From an investment angle, is it better to invest in a Chinese robot maker or a company that uses their robots?
Historically, the companies that use technology to disrupt an industry (like Amazon using Kiva robots) have captured more value than the technology makers themselves. The robotics hardware space is brutally competitive with thin margins. My bias is towards the integrators and solution providers—companies that combine Chinese robots with proprietary software to solve a high-value problem in logistics, agriculture, or healthcare. They own the customer relationship and the data, which is where the real long-term value lies. Look for firms with deep domain expertise, not just cool hardware.
Are Chinese robotics companies a major intellectual property theft risk for Western investors?

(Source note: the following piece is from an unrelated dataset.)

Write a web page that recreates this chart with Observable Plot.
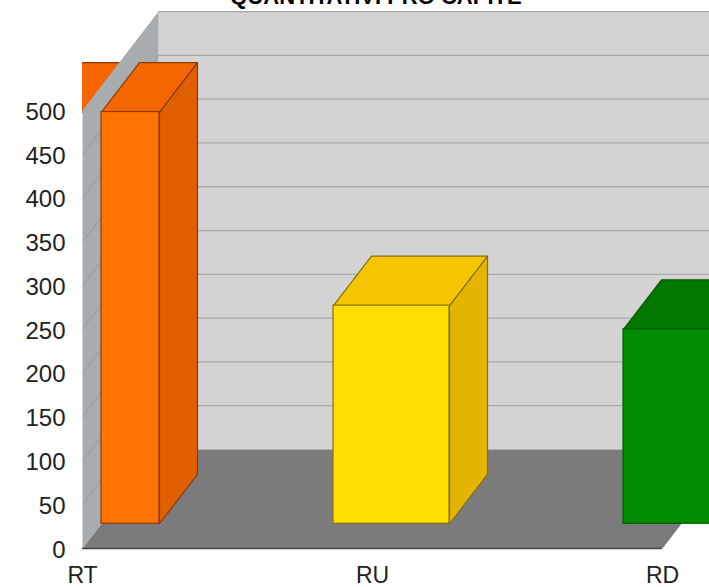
<!DOCTYPE html>
<html>
<head>
<meta charset="utf-8">
<script src="https://cdn.jsdelivr.net/npm/d3@7"></script>
<script src="https://cdn.jsdelivr.net/npm/@observablehq/plot@0.6"></script>
<style>
html,body{margin:0;padding:0;background:#fff}
svg{display:block}
</style>
</head>
<body>
<div id="chart"></div>
<script>
const title = "QUANTITATIVI PRO CAPITE";
const categories = ["RT", "RU", "RD"];
const values = [470, 249, 222];
const frontColors = ["#ff7300", "#ffe000", "#008c00"];
const topColors = ["#f56500", "#f5c600", "#007800"];
const sideColors = ["#e05f00", "#e3b500", "#006c00"];
const edgeColors = ["#8c3c00", "#86700c", "#005a00"];
const yTicks = [0, 50, 100, 150, 200, 250, 300, 350, 400, 450, 500];
const xTicks = [0, 1, 2];

// oblique projection: full depth of the chart box, in data units
const depthX = 0.262, depthY = 113;
const xMax = 2.162, yMax = 625.6, wallEnd = 3;
const barHalf = 0.2, barFront = 0.25, barBack = 0.75;
const P = (x, v, d) => ({x: x + d * depthX, y: v + d * depthY});

const face = (pts, fill, stroke, extra = {}) => Plot.line([...pts, pts[0]], {
  x: "x", y: "y", fill, stroke, strokeWidth: 1.2, clip: "frame", ...extra
});

const bars = categories.map((c, i) => ({
  i, v: values[i],
  l: Math.max(0, i - barHalf), r: i + barHalf, L: i - barHalf
}));

const gridStroke = "#a9a9a9";

const marks = [
  // back wall
  face([P(0, 0, 1), P(wallEnd, 0, 1), P(wallEnd, 500, 1), P(0, 500, 1)], "#d3d3d3", "none"),
  Plot.ruleY(yTicks.slice(1), {y: v => P(0, v, 1).y, x1: depthX, x2: xMax, stroke: gridStroke, strokeWidth: 1.3, strokeOpacity: 1}),
  // floor
  face([P(0, 0, 0), P(2, 0, 0), P(2, 0, 1), P(wallEnd, 0, 1), P(0, 0, 1)], "#7b7b7b", "none"),
  // RT's top face runs behind the wall, left of the axis
  face([P(bars[0].L, bars[0].v, barFront), P(bars[0].r, bars[0].v, barFront), P(bars[0].r, bars[0].v, barBack), P(bars[0].L, bars[0].v, barBack)], topColors[0], edgeColors[0]),
  // left wall
  face([P(0, 0, 0), P(0, 0, 1), P(0, 500, 1), P(0, 500, 0)], "#a9acaf", "none"),
  Plot.link(yTicks.slice(1, -1), {
    x1: () => 0, x2: () => depthX,
    y1: v => v, y2: v => v + depthY,
    stroke: "#979a9c", strokeWidth: 1, clip: "frame"
  }),
  // floor front edge
  Plot.ruleY([0], {x1: 0, x2: 2, stroke: "#444", strokeWidth: 1.5}),
  // bars
  ...bars.flatMap(b => [
    face([P(b.r, 0, barFront), P(b.r, 0, barBack), P(b.r, b.v, barBack), P(b.r, b.v, barFront)], sideColors[b.i], edgeColors[b.i]),
    face([P(b.l, b.v, barFront), P(b.r, b.v, barFront), P(b.r, b.v, barBack), P(b.l, b.v, barBack)], topColors[b.i], edgeColors[b.i]),
    Plot.rect([b], {
      x1: d => P(d.l, 0, barFront).x, x2: d => P(d.r, 0, barFront).x,
      y1: d => P(d.l, 0, barFront).y, y2: d => P(d.l, d.v, barFront).y,
      fill: frontColors[b.i], stroke: edgeColors[b.i], strokeWidth: 1.2, clip: "frame"
    })
  ]),
  Plot.axisY({ticks: yTicks, tickSize: 0, tickPadding: 17, fontSize: 24, dy: 1.5, color: "#222", label: null}),
  Plot.axisX({ticks: xTicks, tickFormat: i => categories[i], tickSize: 0, tickPadding: 18, fontSize: 23, color: "#222", label: null}),
  Plot.text([title], {
    frameAnchor: "top", dx: -20, dy: 3, lineAnchor: "bottom",
    fontSize: 22, fontWeight: "bold", fill: "#000"
  })
];

const chart = Plot.plot({
  width: 709, height: 587,
  marginLeft: 82, marginRight: 0, marginTop: 0, marginBottom: 39,
  style: {fontFamily: "'Liberation Sans', Arial, sans-serif", background: "#fff"},
  x: {domain: [0, xMax], range: [82, 709]},
  y: {domain: [0, yMax], range: [548, 0]},
  marks
});
document.getElementById("chart").append(chart);
</script>
</body>
</html>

This is a legitimate concern, but the landscape is maturing. A decade ago, blatant copying was common. Today, leading Chinese firms are filing more patents than ever and are increasingly focused on developing their own core algorithms. The risk is more nuanced now. It's less about stealing a blueprint and more about the rapid, competitive re-implementation of published ideas (a practice not unique to China). For an investor, the due diligence must include a deep dive into the company's R&D origins, patent portfolio, and any ongoing legal disputes. The safest bets are on companies with clear, demonstrable innovation in applied settings, not just me-too products.
The "Chinese robots vs Boston Dynamics" story is ultimately a simplification of a complex, global shift. Boston Dynamics represents the peak of a certain kind of top-down, research-driven innovation. The Chinese ecosystem represents a bottom-up, market-driven explosion of practical automation. One is not inherently better than the other. The future winner in the robotics space won't be the one with the fanciest backflip. It will be the one—or more likely, the ones—that can reliably, and affordably, get work done. For now, the momentum in scaling practical applications and driving down costs is undeniably coming from the East. That's where the most interesting investment stories, and the most transformative changes to our workplaces, are being written.